The analytics and business teams cannot get out of sync at any point- they have to be true partners to build the sort of agile, test-and-learn approach, which is needed throughout the embedment process. To achieve this, it is necessary to bring business and IT people into a multidisciplinary team early on in the process. This will allow end-users to gain a much more granular understanding of the wizardry that data analysts may seem to be performing, while enabling IT to significantly benefit from the expertise of business users.


Continuously Monitor Your Model’s Validity

In order to ensure that your results deliver the required degree of precision over the longer term, you must be prepared to invest a certain amount of rigorousness into predictive analytics.

It is imperative to continuously monitor the predictive power of the models in use, identify which ones are working well and which ones need to be refreshed. This approach ensures that the models in use stay current and effective.

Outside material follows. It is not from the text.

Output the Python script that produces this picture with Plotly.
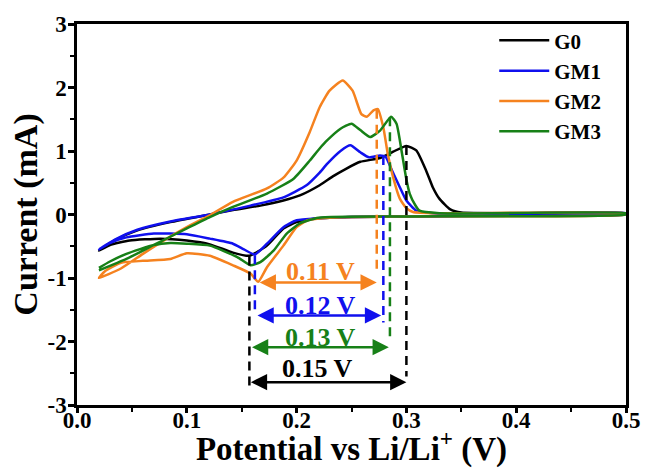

Once a model’s success rate drops below a predefined level, it’s necessary to create a new model that is capable of predicting more reliable results. The challenger model must further be compared against multiple predictive models– by testing actual outcomes against prediction.

While all of this may appear relentlessly time-consuming and arduous, it would be foolish to overlook these aspects if you want to see the value of an investment in embedded analytics.

Final Thoughts

According to Nucleus, within seven years 90 % of business users will interact with analytics at least once a day – however, merely 15 % will actually realize it.  Organizations face two choices- either figure out how to embed predictive analytics to gain the competitive edge or get left behind by competitors that do.